Before the Movement, it used to be perfectly acceptable in white middle- class homes to make "darky," "polack," "kike," "spick," and "wop" jokes at the dinner table. Miscegenation laws made marriage or sex between black men and white women illegal in a third of the states in the union, and people were put in jail for committing the crime of inter-racial marriage. (Sex between white men and Black women was technically illegal too, but rape of Black women by white men was so common as to be an accepted part of the "southern way of life.") The Freedom Movement made that kind of overt racism unthinkable in today's society. (Covert racism, of course, still flourishes in all its myriad ugly forms.)
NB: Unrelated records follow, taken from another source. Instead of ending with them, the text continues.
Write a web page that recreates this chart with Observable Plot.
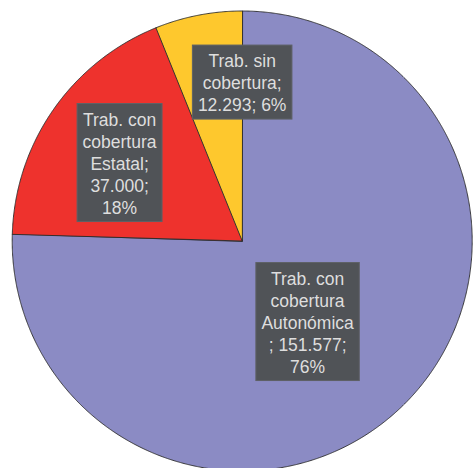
<!DOCTYPE html>
<html>
<head>
<meta charset="utf-8">
<script src="https://cdn.jsdelivr.net/npm/d3@7"></script>
<script src="https://cdn.jsdelivr.net/npm/@observablehq/plot@0.6"></script>
<style>
  html, body { margin: 0; padding: 0; background: #fff; }
  #chart { width: 473px; height: 468px; overflow: hidden; }
</style>
</head>
<body>
<div id="chart"></div>
<script>
// ---- data ----
const categories = ["Trab. con cobertura Autonómica", "Trab. con cobertura Estatal", "Trab. sin cobertura"];
const values = [151577, 37000, 12293];
const labelTexts = [
  "Trab. con\ncobertura\nAutonómica\n; 151.577;\n76%",
  "Trab. con\ncobertura\nEstatal;\n37.000;\n18%",
  "Trab. sin\ncobertura;\n12.293; 6%"
];
const colors = ["#8b8bc4", "#ee322d", "#fec82d"];

// ---- layout (label placement: fraction of radius, angle nudge in degrees) ----
const labelRadius = [0.451, 0.633, 0.691];
const labelNudge = [5.1, -2.2, 11];

const rows = categories.map((name, i) => ({name, value: values[i], label: labelTexts[i]}));
const arcs = d3.pie().sort(null).value(d => d.value)(rows);

const slicePoints = [];
for (const a of arcs) {
  slicePoints.push({name: a.data.name, x: 0, y: 0});
  const steps = Math.max(2, Math.ceil((a.endAngle - a.startAngle) / 0.005));
  for (let k = 0; k <= steps; k++) {
    const t = a.startAngle + (a.endAngle - a.startAngle) * k / steps;
    slicePoints.push({name: a.data.name, x: Math.sin(t), y: Math.cos(t)});
  }
}

const labelRows = arcs.map((a, i) => {
  const mid = (a.startAngle + a.endAngle) / 2 + labelNudge[i] * Math.PI / 180;
  return {label: a.data.label, x: labelRadius[i] * Math.sin(mid), y: labelRadius[i] * Math.cos(mid)};
});

const W = 473, H = 468;
const R = 230, cx = 241.7, cy = 240.5;
const fontSize = 17.5, lineH = 22;
const font = `${fontSize}px "Liberation Sans", Arial, sans-serif`;
const ctx = document.createElement("canvas").getContext("2d");
ctx.font = font;

const plot = Plot.plot({
  width: W,
  height: H,
  marginLeft: cx - R,
  marginRight: W - (cx + R),
  marginTop: cy - R,
  marginBottom: 0,
  x: {domain: [-1, 1], axis: null},
  y: {domain: [1 - (H - (cy - R)) / R, 1], axis: null},
  color: {domain: categories, range: colors},
  style: {background: "#fff"},
  marks: [
    Plot.line(slicePoints, {
      x: "x", y: "y", z: "name", fill: "name",
      stroke: "#2a2a2a", strokeWidth: 0.9, curve: "linear-closed"
    }),
    Plot.text(labelRows, {
      x: "x", y: "y", text: "label",
      fill: "#dedede", fontSize, fontFamily: '"Liberation Sans", Arial, sans-serif',
      lineHeight: lineH / fontSize, textAnchor: "middle", lineAnchor: "middle",
      render(index, scales, vals, dims, context, next) {
        const g = next(index, scales, vals, dims, context);
        const texts = Array.from(g.querySelectorAll("text"));
        index.forEach((i, k) => {
          const lines = String(labelRows[i].label).split("\n");
          const w = Math.max(...lines.map(l => ctx.measureText(l).width)) + 11;
          const h = lines.length * lineH + 8;
          const rect = document.createElementNS("http://www.w3.org/2000/svg", "rect");
          rect.setAttribute("x", vals.x[i] - w / 2);
          rect.setAttribute("y", vals.y[i] - h / 2);
          rect.setAttribute("width", w);
          rect.setAttribute("height", h);
          rect.setAttribute("fill", "#505357");
          rect.setAttribute("stroke", "#5e6166");
          rect.setAttribute("stroke-width", "1");
          const t = texts[k];
          t.parentNode.insertBefore(rect, t);
        });
        return g;
      }
    })
  ]
});
document.getElementById("chart").appendChild(plot);
</script>
</body>
</html>
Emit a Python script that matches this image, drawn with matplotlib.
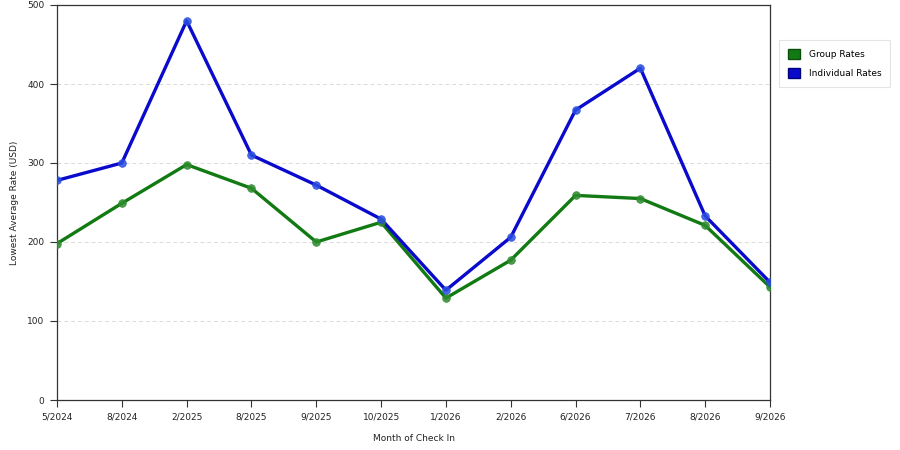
import matplotlib
matplotlib.use("Agg")
import matplotlib.pyplot as plt
from matplotlib.patches import Patch

months = ["5/2024", "8/2024", "2/2025", "8/2025", "9/2025", "10/2025",
          "1/2026", "2/2026", "6/2026", "7/2026", "8/2026", "9/2026"]
group_rates = [198, 249, 298, 268, 200, 225, 129, 177, 259, 255, 221, 143]
individual_rates = [278, 300, 480, 310, 272, 229, 139, 206, 367, 420, 233, 149]

green = "#127A12"
blue = "#0A0ACC"

fig = plt.figure(figsize=(9, 4.5), dpi=100)
ax = fig.add_axes([57/900, 1-400/450, (770-57)/900, (400-5)/450])

x = list(range(len(months)))
for vals, col, mcol in [(group_rates, green, "#2E8B2E"), (individual_rates, blue, "#2A4FE0")]:
    ax.plot(x, vals, color=col, lw=2.4, zorder=3, solid_joinstyle="round")
    ax.plot(x, vals, linestyle="none", marker="o", ms=5.5, mfc=mcol, mec=mcol,
            mew=0.6, alpha=0.85, zorder=4)

ax.set_xlim(0, len(months) - 1)
ax.set_ylim(0, 500)
ax.set_xticks(x)
ax.set_xticklabels(months)
ax.set_yticks([0, 100, 200, 300, 400, 500])
for y in [100, 200, 300, 400]:
    ax.axhline(y, color="#dadada", lw=0.7, ls=(0, (4, 3)), zorder=1)

ax.tick_params(axis="both", labelsize=6.5, length=5, width=0.8, color="#333333",
               labelcolor="#222222", pad=4)
for s in ax.spines.values():
    s.set_color("#333333")
    s.set_linewidth(0.9)

ax.set_xlabel("Month of Check In", fontsize=6.5, color="#222222", labelpad=9)
ax.set_ylabel("Lowest Average Rate (USD)", fontsize=6.5, color="#222222", labelpad=6)

handles = [Patch(facecolor=green, edgecolor="#0b4d0b", label="Group Rates"),
           Patch(facecolor=blue, edgecolor="#00007a", label="Individual Rates")]
leg = fig.legend(handles=handles, loc="upper left",
                 bbox_to_anchor=(779/900, 1-40/450), fontsize=6.5,
                 frameon=True, fancybox=False, handlelength=1.3, handleheight=1.3,
                 borderpad=1.0, labelspacing=1.0, handletextpad=1.0, borderaxespad=0)
leg.get_frame().set_edgecolor("#dddddd")
leg.get_frame().set_linewidth(0.8)

fig.savefig("out.png", dpi=100)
I can remember back in the Fifties and Sixties when people became aware of segregation. There were two water fountains, one Black and one white. Two bathrooms, one Black and one white. There were certain places where if you were of a certain group, you weren't allowed in at all. I've always believed that there was some right-thinking white people that felt the same way about all these things that were going on as I do. So I think it's opened a lot of white people's minds. I feel they benefited from that.
And back in the Sixties, not only Black people were getting killed for challenging the system, but you had a number of white people that were also killed for challenging the system. Like you had James Goodman and Mickey Schwerner in Mississippi. You had Viola Liuzzo and Reverend James Reeb in Alabama, and you had a number of other people that were killed.